As dog owners, we like to listen to every sound our pups make and analyze what they could possibly mean. This is especially true when we hear our dogs sneeze. Is our little prince or princess getting sick? Are they trying to tell us something? Here is a look at some possible reasons why your dog may be sneezing.
A sneezing dog may indicate illness. Even though their nose is a lot more sensitive and complex than ours, a simple cold or sinus infection will have them sneezing just like we do. And just like us, they should get better in a few days.
If you find your dog tends to get the sneezes during certain times of the year, the issue may be seasonal allergies. Pollen from plants and trees can cause inflammation in the nasal passages, which leads to sneezing. If you find the sneezing is most common in the late spring-early summer, they may be allergic to tree pollen. If the sneezing occurs mid-summer, the culprit is likely grass allergies. If your dog’s sneezing is most common in fall, the cause may be weeds and other types of plants. No matter what the cause, the period they are effected should only be around two weeks.
Another reason your dog may be sneezing is that they have something stuck up their nose that they are unable to reach with their paws. As dogs often walk around with their noses to the ground gathering up all the different smells, they can pick up items like grass, twigs and carpet fibers.

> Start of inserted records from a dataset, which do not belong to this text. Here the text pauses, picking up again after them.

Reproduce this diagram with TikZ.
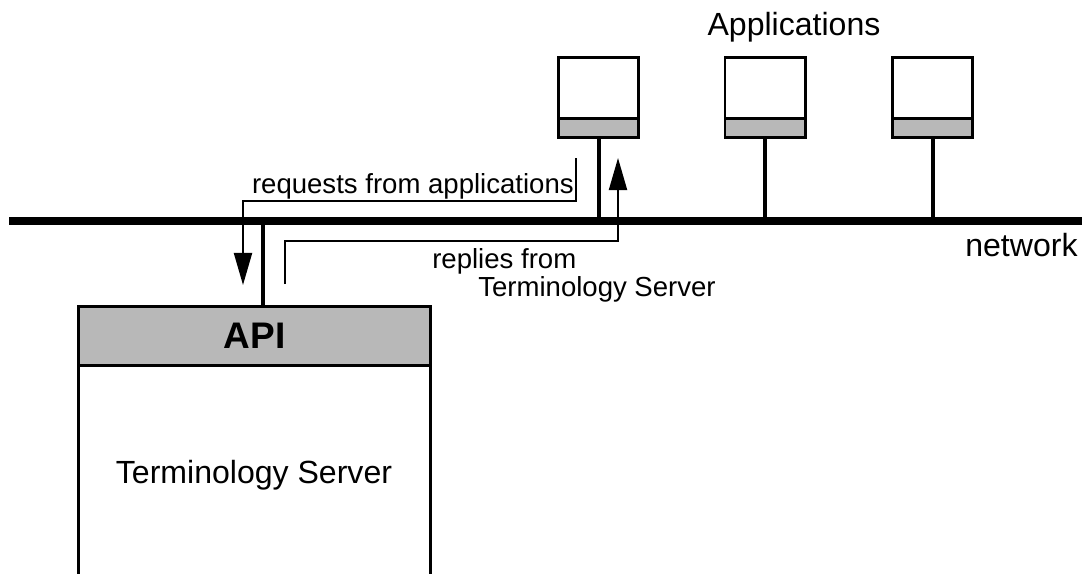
\documentclass[tikz,border=0pt]{standalone}
\usepackage{fontspec}
\setmainfont{Liberation Sans}
\usetikzlibrary{arrows.meta}
\definecolor{bandgray}{HTML}{B8B8B8}
\tikzset{
  box/.style={
    rectangle,
    draw=black,
    line width=2.1pt,
    fill=white,
    inner sep=0pt
  },
  appbox/.style={box, minimum width=2.0cm, minimum height=2.0cm},
  appband/.style={box, fill=bandgray, minimum width=2.0cm, minimum height=0.475cm},
  serverbox/.style={box, minimum width=8.8cm, minimum height=7.34cm},
  apiband/.style={box, fill=bandgray, minimum width=8.8cm, minimum height=1.475cm, font=\fontsize{26.3}{30}\selectfont\bfseries},
  bigtext/.style={font=\fontsize{22.8}{27}\selectfont, inner sep=0pt},
  smalltext/.style={font=\fontsize{19.6}{23}\selectfont, inner sep=0pt},
  net/.style={line width=5.7pt},
  stem/.style={line width=2.85pt},
  msg/.style={-{Triangle[length=0.8cm, width=0.45cm]}, line width=1.4pt}
}

\begin{document}
\begin{tikzpicture}[x=0.025cm, y=-0.025cm]
\useasboundingbox (0,0) rectangle (1082,573);

% Network.
\coordinate (net-w) at (9,221);
\coordinate (net-e) at (1082,221);
\draw[net] (net-w) -- (net-e);
\node[bigtext, anchor=base west] (netlabel) at (965,256) {network};

% Applications.
\node[bigtext, anchor=base] (applabel) at (794,35) {Applications};
\foreach \n/\x in {1/598.5, 2/765, 3/932.5} {
  \node[appbox] (app\n) at (\x,97.5) {};
  \node[appband] (band\n) at (\x,128) {};
  \draw[stem] (band\n.south) -- (band\n.south |- net-w);
}

% Terminology Server.
\node[serverbox] (server) at (254.5,453) {};
\node[apiband] (api) at (254.5,336) {API};
\node[bigtext, anchor=base] (serverlabel) at (254,483) {Terminology Server};
\coordinate (apistem) at (263,305);
\draw[stem] (apistem) -- (apistem |- net-w);

% Requests and replies.
\coordinate (req-start) at (576,158);
\coordinate (req-end) at (243,285);
\draw[msg] (req-start) -- ++(0,43) -| (req-end);
\node[smalltext, anchor=base east] (reqlabel) at (574,193) {requests from applications};

\coordinate (rep-start) at (285,284);
\coordinate (rep-end) at (618,158);
\draw[msg] (rep-start) -- ++(0,-43) -| (rep-end);
\node[smalltext, anchor=base west] (replabel) at (432,268) {replies from};
\node[smalltext, anchor=base west] (replabel2) at (478,296) {Terminology Server};

\end{tikzpicture}
\end{document}
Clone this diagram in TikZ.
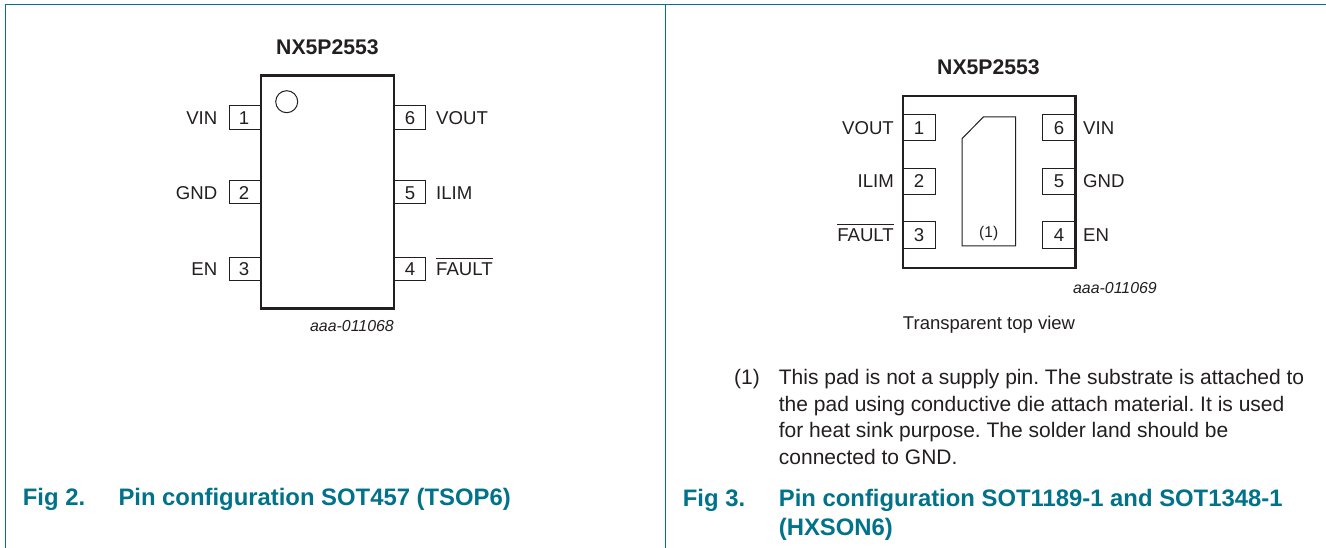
\documentclass[tikz,border=0pt]{standalone}
\usepackage{fontspec}
\setmainfont{Liberation Sans}
\definecolor{teal2}{HTML}{00728A}
\definecolor{ink}{HTML}{231F20}
\frenchspacing
\tikzset{
  x=1pt,y=-1pt,
  framel/.style={draw=teal2,line width=1pt},
  body/.style={draw=ink,line width=2.6pt},
  thin2/.style={draw=ink,line width=1pt},
  lab/.style={inner sep=0pt,text=ink,font=\fontsize{18.6}{22}\selectfont,anchor=base},
  labr/.style={lab,anchor=base east},
  labl/.style={lab,anchor=base west},
  ttl/.style={inner sep=0pt,text=ink,font=\fontsize{21.2}{24}\selectfont\bfseries,anchor=base},
  cod/.style={inner sep=0pt,text=ink,font=\fontsize{15.9}{18}\selectfont\itshape,anchor=base east},
  figcap/.style={inner sep=0pt,text=teal2,font=\fontsize{23.85}{28}\selectfont\bfseries,anchor=base west},
  note/.style={inner sep=0pt,text=ink,font=\fontsize{21}{25}\selectfont,anchor=base west},
}
\newcommand{\ovl}[1]{\setbox0=\hbox{#1}\hbox{\rlap{\raisebox{16.6pt}{\rule{\wd0}{0.9pt}}}\box0}}
\begin{document}
\begin{tikzpicture}
\useasboundingbox (0,0) rectangle (1326,548);
\fill[white] (0,0) rectangle (1326,548);
% frame
\coordinate (fa) at (5.5,548); \coordinate (fb) at (5.5,4.5); \coordinate (fc) at (1326,4.5);
\coordinate (fd) at (665.5,4.5); \coordinate (fe) at (665.5,548);
\draw[framel] (fa) -- (fb) -- (fc);
\draw[framel] (fd) -- (fe);
% left package
\node[ttl] (t1) at (327.5,55) {NX5P2553};
\draw[thin2] (261,106) -- (229,106) -- (229,129.3) -- (261,129.3);
\draw[thin2] (261,180.7) -- (229,180.7) -- (229,204) -- (261,204);
\draw[thin2] (261,257.3) -- (229,257.3) -- (229,280.7) -- (261,280.7);
\draw[thin2] (394,106) -- (425.3,106) -- (425.3,129.3) -- (394,129.3);
\draw[thin2] (394,180.7) -- (425.3,180.7) -- (425.3,204) -- (394,204);
\draw[thin2] (394,257.3) -- (425.3,257.3) -- (425.3,280.7) -- (394,280.7);
\draw[body] (261,75.7) rectangle (394,308.7);
\draw[thin2] (286.7,101.7) circle (11);
\node[lab] (p1) at (244,124.5) {1};
\node[lab] (p2) at (244,199.5) {2};
\node[lab] (p3) at (244,276) {3};
\node[lab] (p6) at (410,124.5) {6};
\node[lab] (p5) at (410,199.5) {5};
\node[lab] (p4) at (410,276) {4};
\node[labr] (l1) at (217.5,124.5) {VIN};
\node[labr] (l2) at (217.5,199.5) {GND};
\node[labr] (l3) at (217.5,276) {EN};
\node[labl] (l6) at (436,124.5) {VOUT};
\node[labl] (l5) at (436,199.5) {ILIM};
\node[labl] (l4) at (436,276) {\ovl{FAULT}};
\node[cod] (c1) at (394,331) {aaa-011068};
% right package
\node[ttl] (t2) at (988.5,75) {NX5P2553};
\draw[thin2] (903,114.7) -- (935.3,114.7) -- (935.3,141) -- (903,141);
\draw[thin2] (903,168.3) -- (935.3,168.3) -- (935.3,195) -- (903,195);
\draw[thin2] (903,222) -- (935.3,222) -- (935.3,248.7) -- (903,248.7);
\draw[thin2] (1075,114.7) -- (1042.7,114.7) -- (1042.7,141) -- (1075,141);
\draw[thin2] (1075,168.3) -- (1042.7,168.3) -- (1042.7,195) -- (1075,195);
\draw[thin2] (1075,222) -- (1042.7,222) -- (1042.7,248.7) -- (1075,248.7);
\draw[body] (903,96) rectangle (1075.3,268);
\draw[thin2] (962,138.7) -- (983.3,117) -- (1015.7,117) -- (1015.7,246) -- (962,246) -- cycle;
\node[inner sep=0pt,text=ink,font=\fontsize{15.5}{18}\selectfont,anchor=base] (pad) at (988.7,238) {(1)};
\node[lab] (q1) at (919,134.5) {1};
\node[lab] (q2) at (919,188) {2};
\node[lab] (q3) at (919,242) {3};
\node[lab] (q6) at (1059,134.5) {6};
\node[lab] (q5) at (1059,188) {5};
\node[lab] (q4) at (1059,242) {4};
\node[labr] (m1) at (894,134.5) {VOUT};
\node[labr] (m2) at (894,188) {ILIM};
\node[labr] (m3) at (894,242) {\ovl{FAULT}};
\node[labl] (m6) at (1083,134.5) {VIN};
\node[labl] (m5) at (1083,188) {GND};
\node[labl] (m4) at (1083,242) {EN};
\node[cod] (c2) at (1157,294) {aaa-011069};
\node[inner sep=0pt,text=ink,font=\fontsize{18.5}{22}\selectfont,anchor=base] (tv) at (989,329) {Transparent top view};
% note
\node[note] (n0) at (734,384) {(1)};
\node[note] (n1) at (778.7,384) {This pad is not a supply pin. The substrate is attached to};
\node[note] (n2) at (778.7,411) {the pad using conductive die attach material. It is used};
\node[note] (n3) at (778.7,437.3) {for heat sink purpose. The solder land should be};
\node[note] (n4) at (778.7,464) {connected to GND.};
% captions
\node[figcap] (f2) at (22.7,505) {Fig 2.};
\node[figcap] (g2) at (118.3,505) {Pin configuration SOT457 (TSOP6)};
\node[figcap] (f3) at (682.7,506) {Fig 3.};
\node[figcap] (g3) at (778.7,506) {Pin configuration SOT1189-1 and SOT1348-1};
\node[figcap] (g4) at (778.7,535) {(HXSON6)};
\end{tikzpicture}
\end{document}
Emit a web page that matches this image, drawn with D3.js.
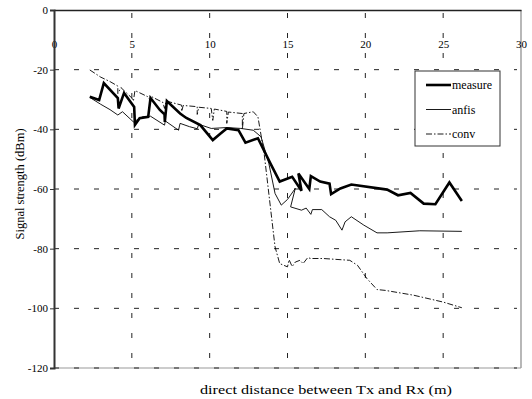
<!DOCTYPE html>
<html lang="en">
<head>
<meta charset="UTF-8">
<title>Signal strength vs distance</title>
<style>
    body { margin: 0; background: #fff; }
    svg text { font-family: "Liberation Serif", "Times New Roman", serif; fill: #000; }
    .grid line { stroke: #222; stroke-width: 1; stroke-dasharray: 5,15; }
</style>
</head>
<body>
<svg id="chart"></svg>
<script src="https://cdn.jsdelivr.net/npm/d3@7"></script>
<script>
// series as [distance (m), signal (dBm)]
var measureData = [
    [2.3,-29.1],[2.9,-30.2],[3.2,-24.5],[4.1,-29.5],[4.15,-33],[4.5,-27.8],[5.15,-32.5],[5.2,-38.5],
    [5.5,-36.3],[6.05,-35.8],[6.2,-29.5],[6.8,-33.5],[7.1,-35],[7.12,-37.5],[7.25,-30.5],[8.1,-34.7],
    [8.5,-36.2],[9.4,-38.6],[10.2,-43.6],[10.7,-41.4],[11.1,-39.7],[11.85,-40.3],[12.3,-44.5],
    [13.1,-43],[13.9,-51.4],[14.5,-57.5],[15.3,-55.9],[15.9,-60.6],[15.7,-54.8],[16.4,-60],
    [16.5,-55.7],[17.1,-57.5],[17.7,-58.2],[17.8,-61.7],[18.4,-59.8],[19.1,-58.5],[21.4,-60.2],
    [22.1,-62.1],[22.9,-61.3],[23.75,-64.9],[24.5,-65.1],[25.4,-57.8],[26.2,-64]
];
var anfisData = [
    [2.3,-29.3],[3.0,-31.6],[3.6,-33.4],[4.1,-35.2],[4.4,-34.1],[5.1,-37.5],[5.7,-35.8],[6.2,-35.6],
    [7.1,-38.6],[7.15,-37.2],[8.0,-40.3],[8.1,-38],[8.7,-39.1],[9.2,-39.8],[9.3,-38.3],[10.1,-39.7],
    [11.1,-39.4],[12.0,-39.7],[12.8,-40.3],[13.3,-42.5],[13.8,-51.4],[14.2,-61.5],[14.6,-65.4],
    [15.0,-63.5],[15.5,-59.8],[15.2,-66],[15.9,-67.1],[16.2,-66.4],[16.5,-68.5],[16.6,-66.9],
    [17.2,-66.9],[17.7,-69.3],[18.1,-70.5],[18.5,-73.8],[18.7,-71],[19.1,-69.3],[19.9,-72.1],
    [20.75,-74.7],[21.4,-74.7],[23.5,-74],[26.2,-74.2]
];
var convData = [
    [2.3,-20.1],[3.0,-22.5],[3.6,-24],[4.1,-25.5],[4.1,-28],[4.3,-26],[5.0,-29.5],[5.1,-30.5],
    [5.2,-27],[6.0,-29],[6.2,-30.5],[6.25,-29],[7.0,-31],[7.1,-33],[7.2,-30.5],[8.2,-31.9],
    [8.2,-34],[8.3,-32],[9.2,-32.4],[9.2,-35],[9.3,-32.6],[10.1,-33],[10.2,-37],[10.3,-33.2],
    [11.1,-34],[11.1,-38],[11.2,-34.2],[12.1,-34.7],[12.1,-40],[12.2,-34.7],[12.8,-34.1],
    [13.1,-35.8],[13.5,-48.1],[13.9,-66],[14.2,-79.4],[14.5,-85],[15.0,-86.1],[15.1,-83.7],
    [15.3,-86],[15.5,-84.5],[15.8,-83.9],[16.0,-85],[16.3,-83],[16.5,-83.3],[17.3,-83.3],
    [19.0,-83.9],[19.5,-85.6],[20.1,-90],[20.75,-93.7],[21.3,-94],[23.1,-95.6],[25.0,-97.9],
    [26.2,-99.8]
];
var xTicks = [0, 5, 10, 15, 20, 25, 30];
var yTicks = [0, -20, -40, -60, -80, -100, -120];
var seriesNames = ["measure", "anfis", "conv"];

(function () {
    var width = 532, height = 399;
    var left = 54, right = 521, plotTop = 10, plotBottom = 368;

    var svg = d3.select("#chart").attr("width", width).attr("height", height);

    var x = d3.scaleLinear().domain([0, 30]).range([left, right]);
    var y = d3.scaleLinear().domain([-120, 0]).range([plotBottom, plotTop]);

    // frame (right and bottom sides are grey)
    svg.append("line").attr("x1", right).attr("x2", right).attr("y1", plotTop).attr("y2", plotBottom)
        .attr("stroke", "#888").attr("stroke-width", 1.2);
    svg.append("line").attr("x1", left).attr("x2", right).attr("y1", plotBottom).attr("y2", plotBottom)
        .attr("stroke", "#999").attr("stroke-width", 1.2);

    // dashed grid
    var grid = svg.append("g").attr("class", "grid");
    grid.selectAll(".gx").data(xTicks.filter(function (d) { return d > 0 && d < 30; }))
        .enter().append("line")
        .attr("x1", function (d) { return x(d); }).attr("x2", function (d) { return x(d); })
        .attr("y1", plotTop + 3).attr("y2", plotBottom);
    grid.selectAll(".gy").data(yTicks.filter(function (d) { return d < 0; }))
        .enter().append("line")
        .attr("x1", left).attr("x2", right - 4)
        .attr("y1", function (d) { return y(d); }).attr("y2", function (d) { return y(d); });

    // x axis sits at y = 0 (top), labels below it
    var xAxis = svg.append("g").attr("transform", "translate(0," + plotTop + ")")
        .call(d3.axisBottom(x).tickValues(xTicks).tickSize(0).tickPadding(30)
            .tickFormat(function (d) { return String(d); }));
    xAxis.select(".domain").attr("stroke", "#222").attr("stroke-width", 1.5);
    xAxis.selectAll("text").attr("font-size", 11).attr("font-family", "Liberation Serif");

    var yAxis = svg.append("g").attr("transform", "translate(" + left + ",0)")
        .call(d3.axisLeft(y).tickValues(yTicks).tickSize(4).tickPadding(2)
            .tickFormat(function (d) { return String(d); }));
    yAxis.select(".domain").attr("stroke", "#333").attr("stroke-width", 2);
    yAxis.selectAll("line").attr("stroke", "#333");
    yAxis.selectAll("text").attr("font-size", 11).attr("font-family", "Liberation Serif");

    // lines
    var line = d3.line().x(function (d) { return x(d[0]); }).y(function (d) { return y(d[1]); });

    svg.append("path").datum(convData).attr("d", line).attr("fill", "none")
        .attr("stroke", "#000").attr("stroke-width", 0.9).attr("stroke-dasharray", "6,2,1.5,2");
    svg.append("path").datum(anfisData).attr("d", line).attr("fill", "none")
        .attr("stroke", "#000").attr("stroke-width", 0.9);
    svg.append("path").datum(measureData).attr("d", line).attr("fill", "none")
        .attr("stroke", "#000").attr("stroke-width", 2.6).attr("stroke-linejoin", "miter");

    // legend
    var lg = svg.append("g").attr("transform", "translate(415,71)");
    lg.append("rect").attr("width", 85).attr("height", 75)
        .attr("fill", "#fff").attr("stroke", "#333").attr("stroke-width", 1);
    var styles = [
        { w: 2.6, dash: null },
        { w: 0.9, dash: null },
        { w: 0.9, dash: "6,2,1.5,2" }
    ];
    seriesNames.forEach(function (name, i) {
        var yy = 14 + i * 24.5;
        lg.append("line").attr("x1", 11).attr("x2", 36).attr("y1", yy).attr("y2", yy)
            .attr("stroke", "#000").attr("stroke-width", styles[i].w)
            .attr("stroke-dasharray", styles[i].dash);
        lg.append("text").attr("x", 37).attr("y", yy + 4).attr("font-size", 12).text(name);
    });

    // axis titles
    svg.append("text").attr("transform", "translate(24,184) rotate(-90)")
        .attr("text-anchor", "middle").attr("font-size", 12.5).text("Signal strength (dBm)");
    svg.append("text").attr("x", 326).attr("y", 394)
        .attr("text-anchor", "middle").attr("font-size", 13)
        .attr("textLength", 252).attr("lengthAdjust", "spacingAndGlyphs")
        .text("direct distance between Tx and Rx (m)");
})();
</script>
</body>
</html>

Most of these irritants should come out easily with your dog’s sneezing or if it is a larger blockage that you can see, you could try and remove it yourself. Just keep in mind that your pup’s nose is quite sensitive and may require attention from a vet.
For some dogs, they may be attempting to communicate by making a sneezing sound. This is especially true if the sneeze is accompanied by them bowing their head in a slightly excited fashion. When they do this around other dogs, they could be trying to say two things: A) they really want to play, and B) they are no threat to that other dog.
Dogs may also make a sneezing sound when they are excited for something you are doing with them. If they make a sneezing sound when you tell them you are taking them for a walk or getting a treat, they are just telling you that they are really happy and excited for that thing you are about to do with them.
The only time you likely need to be concerned about your dog’s sneezing is if it occurs over an extended period of time with no apparent cause. If a lengthy sneezing attack is accompanied by symptoms such as nose bleeds, nasal discharge, lethargy or they are having difficulty breathing, have their vet take a look at them.